This situation is unique and bizarre.
If someone was offering me handfuls of cash for a product in the state that it is in currently, then I don't understand the reasoning behind not accepting it.
Everyone is busy but if it takes over a year to get your business in order, then you obviously either don't want or possibly even need the cash.
A year to release Keyfiles is more than enough time, and a developer who is so blase about their own product would have no one to blame but themselves if potential customers resort to piracy to get full functionality.
Incidentaly, it seems strange that the customer - vendor relationship here has been reversed. There are customers practically begging to pay for a product and an owner who won't let them.
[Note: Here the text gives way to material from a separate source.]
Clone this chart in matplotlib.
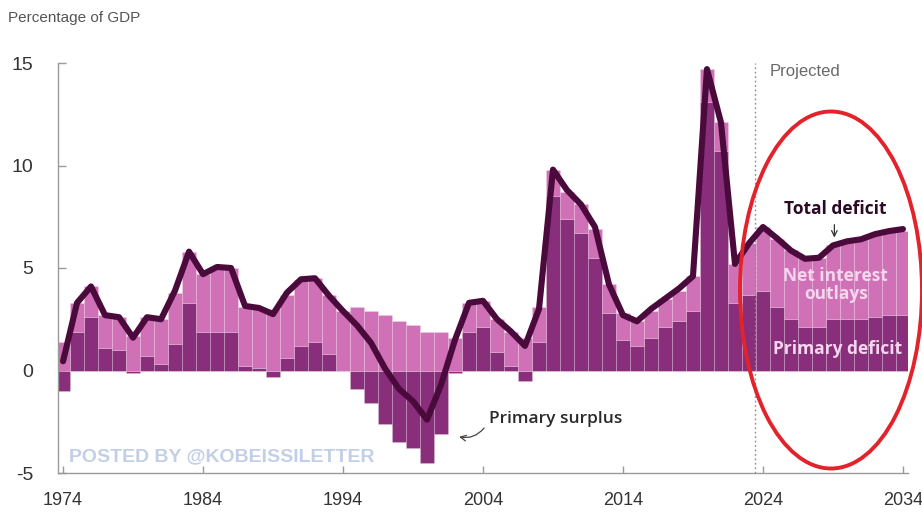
import matplotlib
matplotlib.use("Agg")
import matplotlib.pyplot as plt
from matplotlib.patches import Ellipse
import numpy as np

years = list(range(1974, 2035))

primary_deficit = [
    -1.0, 1.9, 2.6, 1.1, 1.0, -0.1, 0.7, 0.3, 1.3, 3.3,   # 1974-1983
    1.9, 1.9, 1.9, 0.2, 0.1, -0.3, 0.6, 1.2, 1.4, 0.8,    # 1984-1993
    0.0, -0.9, -1.6, -2.6, -3.5, -3.8, -4.5, -3.1, -0.1, 1.9,  # 1994-2003
    2.1, 0.9, 0.2, -0.5, 1.4, 8.5, 7.4, 6.7, 5.5, 2.8,    # 2004-2013
    1.5, 1.2, 1.6, 2.1, 2.4, 2.9, 13.1, 10.7, 3.3, 3.7,   # 2014-2023
    3.9, 3.1, 2.5, 2.1, 2.1, 2.5, 2.5, 2.5, 2.6, 2.7,     # 2024-2033
    2.7,                                                 # 2034
]

net_interest = [
    1.4, 1.4, 1.5, 1.6, 1.6, 1.7, 1.9, 2.2, 2.5, 2.5,
    2.8, 3.1, 3.1, 2.9, 2.9, 3.0, 3.1, 3.2, 3.1, 2.9,
    2.9, 3.1, 2.9, 2.7, 2.4, 2.2, 1.9, 1.9, 1.6, 1.4,
    1.3, 1.6, 1.7, 1.6, 1.7, 1.3, 1.3, 1.4, 1.4, 1.4,
    1.3, 1.2, 1.3, 1.4, 1.5, 1.7, 1.6, 1.4, 1.9, 2.5,
    3.1, 3.3, 3.4, 3.4, 3.4, 3.6, 3.8, 3.9, 4.0, 4.1,
    4.1,
]

total_deficit = [
    0.45, 3.3, 4.1, 2.7, 2.6, 1.6, 2.6, 2.5, 3.9, 5.8,
    4.7, 5.05, 5.0, 3.15, 3.05, 2.75, 3.8, 4.45, 4.5, 3.65,
    2.9, 2.2, 1.35, 0.1, -0.9, -1.5, -2.4, -0.7, 1.5, 3.3,
    3.4, 2.5, 1.9, 1.2, 3.0, 9.8, 8.8, 8.1, 7.0, 4.2,
    2.7, 2.4, 3.0, 3.5, 4.0, 4.6, 14.7, 12.1, 5.2, 6.2,
    7.0, 6.45, 5.85, 5.45, 5.5, 6.1, 6.3, 6.4, 6.65, 6.8,
    6.9,
]

y_ticks = [-5, 0, 5, 10, 15]
x_ticks = [1974, 1984, 1994, 2004, 2014, 2024, 2034]

DARK = "#882e7a"
LIGHT = "#d070b6"
LINE = "#4a0a3c"

W, H = 922, 514
fig = plt.figure(figsize=(W / 100, H / 100), dpi=100)
ax = fig.add_axes([58 / W, 1 - 473 / H, (908 - 58) / W, (473 - 63) / H])

yrs = np.array(years)
prim = np.array(primary_deficit)
intr = np.array(net_interest)
pos_prim = np.where(prim > 0, prim, 0)
neg_prim = np.where(prim < 0, prim, 0)

edge = (1, 1, 1, 0.25)
ax.bar(yrs, pos_prim, width=1.0, color=DARK, edgecolor=edge, linewidth=0.5, zorder=2)
ax.bar(yrs, neg_prim, width=1.0, color=DARK, edgecolor=edge, linewidth=0.5, zorder=2)
ax.bar(yrs, intr, width=1.0, bottom=pos_prim, color=LIGHT, edgecolor=edge, linewidth=0.5, zorder=2)

ax.plot(yrs, total_deficit, color=LINE, linewidth=4.4, solid_joinstyle="round",
        solid_capstyle="round", zorder=4)

ax.set_xlim(1973.64, 2034.36)
ax.set_ylim(-5, 15)

for s in ["top", "right"]:
    ax.spines[s].set_visible(False)
for s in ["left", "bottom"]:
    ax.spines[s].set_color("#9a9a9a")
    ax.spines[s].set_linewidth(1.0)

tick_font = dict(family=["Liberation Sans", "DejaVu Sans"])
ax.set_yticks(y_ticks)
ax.set_yticklabels([str(t) for t in y_ticks], fontsize=14, color="#333333", **tick_font)
ax.set_xticks(x_ticks)
ax.set_xticklabels([str(t) for t in x_ticks], fontsize=13, color="#333333", **tick_font)
ax.tick_params(axis="y", direction="in", length=6, width=1, color="#9a9a9a", pad=18)
ax.tick_params(axis="x", direction="in", length=5, width=1, color="#9a9a9a", pad=14)
# keep the last year label inside the canvas
ax.get_xticklabels()[-1].set_horizontalalignment("center")
ax.get_xticklabels()[-1].set_x(2033.9)

# projection divider
ax.axvline(2023.45, ymin=0, ymax=1, color="#8a8a8a", linestyle=(0, (1.2, 2)),
           linewidth=1.0, zorder=3)
ax.text(2024.5, 14.6, "Projected", fontsize=12, color="#6a6a6a",
        family=["Liberation Sans"], va="center", ha="left")

ann_font = ["Open Sans", "DejaVu Sans"]
ax.text(2029.15, 7.9, "Total deficit", fontsize=12.5, fontweight="bold", color="#2b0a26",
        family=ann_font, ha="center", va="center", zorder=6)
ax.annotate("", xy=(2029.1, 6.35), xytext=(2029.1, 7.25),
            arrowprops=dict(arrowstyle="->", color="#333333", lw=0.9), zorder=6)
ax.text(2029.2, 4.15, "Net interest\noutlays", fontsize=12.5, fontweight="bold",
        color="#f6d6ee", family=ann_font, ha="center", va="center",
        linespacing=1.0, zorder=6)
ax.text(2029.35, 1.05, "Primary deficit", fontsize=12.5, fontweight="bold",
        color="#f6d6ee", family=ann_font, ha="center", va="center", zorder=6)

ax.text(2004.4, -2.35, "Primary surplus", fontsize=12.5, fontweight="semibold",
        color="#2a2a2a", family=ann_font, ha="left", va="center", zorder=6)
ax.annotate("", xy=(2002.1, -3.2), xytext=(2004.2, -2.7),
            arrowprops=dict(arrowstyle="->", color="#444444", lw=0.9,
                            connectionstyle="arc3,rad=-0.35"), zorder=6)

ax.text(1974.4, -4.22, "POSTED BY @KOBEISSILETTER", fontsize=14, fontweight="bold",
        color="#c3cfe8", family=["Liberation Sans", "DejaVu Sans"], ha="left",
        va="center", zorder=5)

fig.text(8 / W, 1 - 18 / H, "Percentage of GDP", fontsize=11, color="#555555",
         family=["Liberation Sans", "DejaVu Sans"], ha="left", va="center")

ell = Ellipse((831 / W, 1 - 290 / H), 182 / W, 357 / H, transform=fig.transFigure,
              fill=False, edgecolor="#e2232b", linewidth=2.8, zorder=10, clip_on=False)
fig.add_artist(ell)

fig.savefig("out.png", dpi=100)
It may be their right to do with what they want with their own software but it kind of smacks of a power trip to be perpetually saying 'you can have it, but not just yet (and we're not going to tell you when either)'.
The main thing is to be appreciative and support the guys who are still actively working and supporting the products we want and are using, if they're not doing that, then maybe its time they (and we) moved on to other things.
One of the most interesting things here is that it was mentioned earlier that the iBrowse team 'may' only sell a few hundred copies of their software worldwide.
A conservative estimate could be about 150-200 users 'worldwide' who would pay the asking 50 euros. (It is old software, so maybe discounting it to 20 euros is realistic and may generate more sales).
That still means earning 3000-4000 euros for setting up a method of payment and distribution of keyfiles for software already in existence.
I don't know about you but that sounds feasible and possible, and not a pile of cash to be sneezed at.